Begin with the first line of the material and copy each line word for word through the line that contains "0.708, 0.68, 0.655];"; the pictures are left out.

Given material:

START

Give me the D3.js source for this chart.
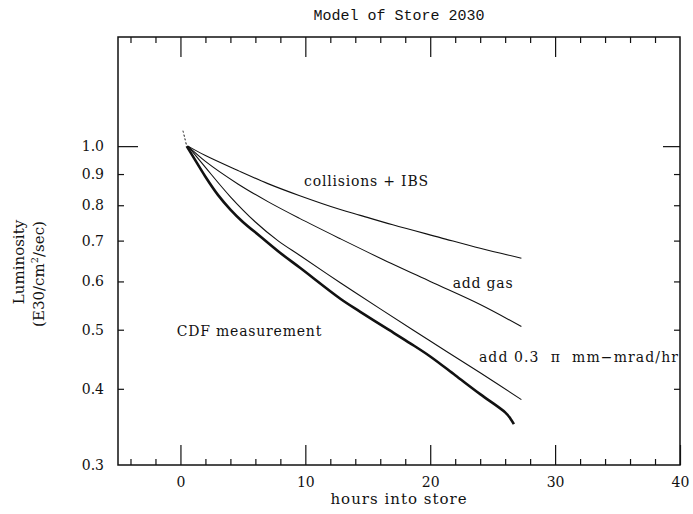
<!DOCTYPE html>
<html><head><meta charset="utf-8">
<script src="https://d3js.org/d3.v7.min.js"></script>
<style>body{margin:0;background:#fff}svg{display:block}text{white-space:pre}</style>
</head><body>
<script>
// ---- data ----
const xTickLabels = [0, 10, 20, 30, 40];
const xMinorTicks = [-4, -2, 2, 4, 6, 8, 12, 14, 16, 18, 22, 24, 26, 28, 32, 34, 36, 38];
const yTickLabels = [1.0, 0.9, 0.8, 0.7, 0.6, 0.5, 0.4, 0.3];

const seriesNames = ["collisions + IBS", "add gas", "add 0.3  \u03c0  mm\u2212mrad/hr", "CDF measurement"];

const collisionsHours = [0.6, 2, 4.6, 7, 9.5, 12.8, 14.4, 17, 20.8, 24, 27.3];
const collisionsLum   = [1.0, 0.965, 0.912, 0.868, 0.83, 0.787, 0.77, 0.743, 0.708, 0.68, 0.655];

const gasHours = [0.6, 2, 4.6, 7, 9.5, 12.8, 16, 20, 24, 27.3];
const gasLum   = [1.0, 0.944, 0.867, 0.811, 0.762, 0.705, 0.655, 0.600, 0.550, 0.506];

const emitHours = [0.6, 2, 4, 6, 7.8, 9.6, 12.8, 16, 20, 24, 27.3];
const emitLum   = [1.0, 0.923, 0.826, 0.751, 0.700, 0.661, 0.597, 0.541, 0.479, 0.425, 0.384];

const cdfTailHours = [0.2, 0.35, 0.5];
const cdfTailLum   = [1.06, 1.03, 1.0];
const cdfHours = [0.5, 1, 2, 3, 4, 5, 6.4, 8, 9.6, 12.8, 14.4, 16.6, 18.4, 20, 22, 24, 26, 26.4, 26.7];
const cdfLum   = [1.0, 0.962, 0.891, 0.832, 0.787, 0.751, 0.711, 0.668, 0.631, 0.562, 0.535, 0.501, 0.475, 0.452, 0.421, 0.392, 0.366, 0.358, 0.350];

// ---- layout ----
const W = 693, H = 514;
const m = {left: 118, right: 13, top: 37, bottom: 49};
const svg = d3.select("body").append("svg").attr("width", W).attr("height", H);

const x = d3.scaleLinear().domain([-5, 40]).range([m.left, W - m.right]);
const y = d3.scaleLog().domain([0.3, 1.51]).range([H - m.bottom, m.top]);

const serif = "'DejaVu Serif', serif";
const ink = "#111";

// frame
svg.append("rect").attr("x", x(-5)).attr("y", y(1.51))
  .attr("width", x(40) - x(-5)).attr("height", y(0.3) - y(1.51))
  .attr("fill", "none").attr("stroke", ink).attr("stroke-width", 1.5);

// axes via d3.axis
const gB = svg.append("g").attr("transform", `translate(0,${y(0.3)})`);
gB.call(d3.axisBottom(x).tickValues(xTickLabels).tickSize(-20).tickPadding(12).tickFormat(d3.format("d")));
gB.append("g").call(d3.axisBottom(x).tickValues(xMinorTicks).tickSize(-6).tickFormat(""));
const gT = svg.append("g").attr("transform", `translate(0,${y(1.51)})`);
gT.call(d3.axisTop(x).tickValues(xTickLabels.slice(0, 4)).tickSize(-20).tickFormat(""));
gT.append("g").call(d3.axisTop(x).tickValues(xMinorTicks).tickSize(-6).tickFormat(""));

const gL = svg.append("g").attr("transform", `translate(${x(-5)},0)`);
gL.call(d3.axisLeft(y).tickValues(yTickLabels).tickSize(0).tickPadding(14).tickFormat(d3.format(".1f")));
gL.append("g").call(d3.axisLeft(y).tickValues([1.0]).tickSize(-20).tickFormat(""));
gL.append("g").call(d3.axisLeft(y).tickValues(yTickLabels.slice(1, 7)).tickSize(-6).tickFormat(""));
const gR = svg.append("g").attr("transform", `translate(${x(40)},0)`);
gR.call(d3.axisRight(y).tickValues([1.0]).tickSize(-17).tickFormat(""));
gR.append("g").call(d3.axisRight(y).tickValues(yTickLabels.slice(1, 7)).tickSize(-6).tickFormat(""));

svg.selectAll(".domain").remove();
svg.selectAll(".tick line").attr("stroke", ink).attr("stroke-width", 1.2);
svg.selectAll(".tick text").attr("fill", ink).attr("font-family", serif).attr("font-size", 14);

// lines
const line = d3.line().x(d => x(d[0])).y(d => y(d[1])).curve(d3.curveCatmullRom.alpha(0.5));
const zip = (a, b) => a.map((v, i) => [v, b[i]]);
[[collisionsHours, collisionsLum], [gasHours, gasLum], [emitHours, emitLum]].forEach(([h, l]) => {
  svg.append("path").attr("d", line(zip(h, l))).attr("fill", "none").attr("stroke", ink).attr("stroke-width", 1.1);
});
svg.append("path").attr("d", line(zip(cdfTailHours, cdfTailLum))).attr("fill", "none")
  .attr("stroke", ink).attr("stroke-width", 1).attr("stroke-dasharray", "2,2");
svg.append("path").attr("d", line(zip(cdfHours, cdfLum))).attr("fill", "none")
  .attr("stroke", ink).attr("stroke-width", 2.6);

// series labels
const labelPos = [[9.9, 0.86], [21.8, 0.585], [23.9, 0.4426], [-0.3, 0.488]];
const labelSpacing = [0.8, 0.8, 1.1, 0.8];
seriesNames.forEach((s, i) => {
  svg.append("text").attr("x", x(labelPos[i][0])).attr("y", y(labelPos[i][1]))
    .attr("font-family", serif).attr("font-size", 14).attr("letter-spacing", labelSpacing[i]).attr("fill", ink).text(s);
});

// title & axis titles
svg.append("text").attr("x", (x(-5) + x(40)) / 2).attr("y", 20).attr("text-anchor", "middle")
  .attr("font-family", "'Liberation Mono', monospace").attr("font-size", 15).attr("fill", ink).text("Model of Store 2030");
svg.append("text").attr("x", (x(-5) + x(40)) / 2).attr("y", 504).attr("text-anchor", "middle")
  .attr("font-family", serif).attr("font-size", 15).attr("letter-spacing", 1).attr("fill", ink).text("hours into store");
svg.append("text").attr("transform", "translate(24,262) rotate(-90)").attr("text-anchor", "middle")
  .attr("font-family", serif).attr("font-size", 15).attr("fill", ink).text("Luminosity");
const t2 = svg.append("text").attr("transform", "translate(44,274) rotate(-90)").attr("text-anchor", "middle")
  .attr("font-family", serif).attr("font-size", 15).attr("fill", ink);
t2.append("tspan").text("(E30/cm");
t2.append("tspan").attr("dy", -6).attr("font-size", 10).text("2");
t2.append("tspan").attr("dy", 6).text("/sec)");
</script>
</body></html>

END

Completed task:
Give me the D3.js source for this chart.
<!DOCTYPE html>
<html><head><meta charset="utf-8">
<script src="https://d3js.org/d3.v7.min.js"></script>
<style>body{margin:0;background:#fff}svg{display:block}text{white-space:pre}</style>
</head><body>
<script>
// ---- data ----
const xTickLabels = [0, 10, 20, 30, 40];
const xMinorTicks = [-4, -2, 2, 4, 6, 8, 12, 14, 16, 18, 22, 24, 26, 28, 32, 34, 36, 38];
const yTickLabels = [1.0, 0.9, 0.8, 0.7, 0.6, 0.5, 0.4, 0.3];

const seriesNames = ["collisions + IBS", "add gas", "add 0.3  \u03c0  mm\u2212mrad/hr", "CDF measurement"];

const collisionsHours = [0.6, 2, 4.6, 7, 9.5, 12.8, 14.4, 17, 20.8, 24, 27.3];
const collisionsLum   = [1.0, 0.965, 0.912, 0.868, 0.83, 0.787, 0.77, 0.743, 0.708, 0.68, 0.655];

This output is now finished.